During most of my childhood, drought paralyzed West Texas. I recall wind but very little rain. In a wet year, Midland averages fourteen inches. What few rainstorms we had became spectacular events, with water rushing down the streets in fast-moving torrents. Certain roads were built like natural arroyos, with dips in the middle to channel the runoff into the big parks, like A Street Park, which for the majority of its historical life had been a buffalo wallow and filled up, lakelike, when it rained. Then, at dusk, the low places would teem with frogs that had congregated in the damp. We heard their rhythmic croaking as we fell asleep. They were usually gone by dawn when the sun rose to bake the ground back to dryness. And every night, the cool air carried the piercing call of train whistles as miles of freight cars rolled past Midland on the rails.

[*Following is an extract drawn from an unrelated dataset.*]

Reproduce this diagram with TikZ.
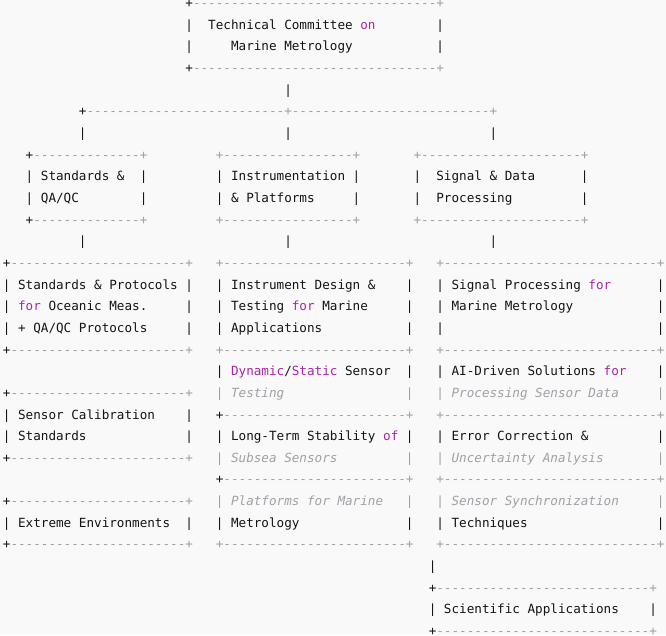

I was a homebody even as a child. My mother enrolled me in ballet, piano, and Brownies, but I was happiest at school or at home. The absence of brothers and sisters had another side: it cemented the deep bonds between my parents and myself. We were a tightly knit unit of three. My parents took me out to dinner, took me driving. Our lives intertwined, and I wanted to be with them. I felt my greatest sense of contentment lying on the couch in our den. I had no desire to stray too far from home or from Mother and Daddy.

The summer when I was eight, Mother was pregnant with the baby who would have been my sister. The baby was not due until September, but on July 15, Mother went into labor. Daddy drove her to Midland Memorial, and I was sent to stay with Alyne Gray and her daughter, Jane. It was Alyne who told me that my sister had died, that no baby would be coming home.